How can it not be more clear that so many white leaders have created a boogie man in Critical Race Theory (C.R.T.) and, along with it, a contrived threat. This is clearly another attempt – if not part of the ongoing effort – to make is seem that slavery wasn’t all that bad and that discussions of the history of racism in the U.S. should be avoided lest they make all of us well-meaning white folks feel guilty about some of our past. So many people seem to be basking in the ignorance of what C.R.T. really is and what slavery was all about.
It has certainly been rolling like an advancing tsunami in my consciousness just how strong this effort to whitewash American history over the years. For me, it definitely started with the writings and speeches of Martin Luther King, Jr., but I don’t recall much of my education paying attention to what he was teaching us about racial inequality and violence in our country. Even as a good bit of my academic writing has focused on injustices in education, I still had not appreciated just how racist so much of my country was. When I was engaged to a Black woman two and a half decades ago, the harsh racist words that came from some of my family members shocked me. In my time with her, I recognized the racist messages being sent to me when we were together in public.

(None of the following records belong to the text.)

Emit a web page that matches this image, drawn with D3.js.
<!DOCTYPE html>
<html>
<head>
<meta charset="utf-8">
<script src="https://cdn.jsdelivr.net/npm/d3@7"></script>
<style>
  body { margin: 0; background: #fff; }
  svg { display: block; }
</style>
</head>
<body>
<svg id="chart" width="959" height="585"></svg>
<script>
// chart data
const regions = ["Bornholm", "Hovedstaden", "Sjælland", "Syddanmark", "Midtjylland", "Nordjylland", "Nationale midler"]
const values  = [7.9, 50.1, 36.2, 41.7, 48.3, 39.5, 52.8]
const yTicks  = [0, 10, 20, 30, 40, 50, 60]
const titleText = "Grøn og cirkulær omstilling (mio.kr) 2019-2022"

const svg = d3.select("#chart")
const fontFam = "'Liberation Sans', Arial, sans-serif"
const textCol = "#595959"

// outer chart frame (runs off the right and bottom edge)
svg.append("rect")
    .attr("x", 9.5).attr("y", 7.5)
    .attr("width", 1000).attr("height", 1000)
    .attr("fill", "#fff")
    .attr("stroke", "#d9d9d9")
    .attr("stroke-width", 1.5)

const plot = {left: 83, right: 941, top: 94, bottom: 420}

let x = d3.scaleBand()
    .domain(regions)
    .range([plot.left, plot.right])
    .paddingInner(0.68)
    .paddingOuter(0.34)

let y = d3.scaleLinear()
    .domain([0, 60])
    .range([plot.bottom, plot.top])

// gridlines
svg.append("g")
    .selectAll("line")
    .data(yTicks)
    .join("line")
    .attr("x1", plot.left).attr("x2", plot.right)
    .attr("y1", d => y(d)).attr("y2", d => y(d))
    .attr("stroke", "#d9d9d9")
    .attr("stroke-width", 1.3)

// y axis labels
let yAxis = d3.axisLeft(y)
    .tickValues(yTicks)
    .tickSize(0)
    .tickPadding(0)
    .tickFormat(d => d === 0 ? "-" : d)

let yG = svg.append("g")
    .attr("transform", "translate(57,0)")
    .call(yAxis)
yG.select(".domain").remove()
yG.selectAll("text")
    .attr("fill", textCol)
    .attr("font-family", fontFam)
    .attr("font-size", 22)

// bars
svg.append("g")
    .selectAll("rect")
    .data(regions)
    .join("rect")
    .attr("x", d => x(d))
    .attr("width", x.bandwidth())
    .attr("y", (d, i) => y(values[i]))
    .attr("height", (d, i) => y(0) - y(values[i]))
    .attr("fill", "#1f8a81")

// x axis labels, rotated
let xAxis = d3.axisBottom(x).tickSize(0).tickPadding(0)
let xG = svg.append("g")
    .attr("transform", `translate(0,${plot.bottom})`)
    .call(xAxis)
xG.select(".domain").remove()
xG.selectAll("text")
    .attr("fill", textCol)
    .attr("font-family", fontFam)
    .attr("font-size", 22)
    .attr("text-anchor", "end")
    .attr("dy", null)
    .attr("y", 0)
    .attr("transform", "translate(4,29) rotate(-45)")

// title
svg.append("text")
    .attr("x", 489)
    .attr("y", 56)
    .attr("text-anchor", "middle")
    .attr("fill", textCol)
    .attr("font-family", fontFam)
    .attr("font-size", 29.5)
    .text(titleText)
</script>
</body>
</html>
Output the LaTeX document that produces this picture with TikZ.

I could go on. What good does it do to write how appalled I am at the level of vile that has showing up in the fealty to the former president and his racist animosity? We have a long way to go in the fight to raise the consciousness and consciences of the extreme, and not so extreme, political right who have abandoned the real Christian principles of love and care for others. What is to be my work at this point to help change attitudes and behaviors?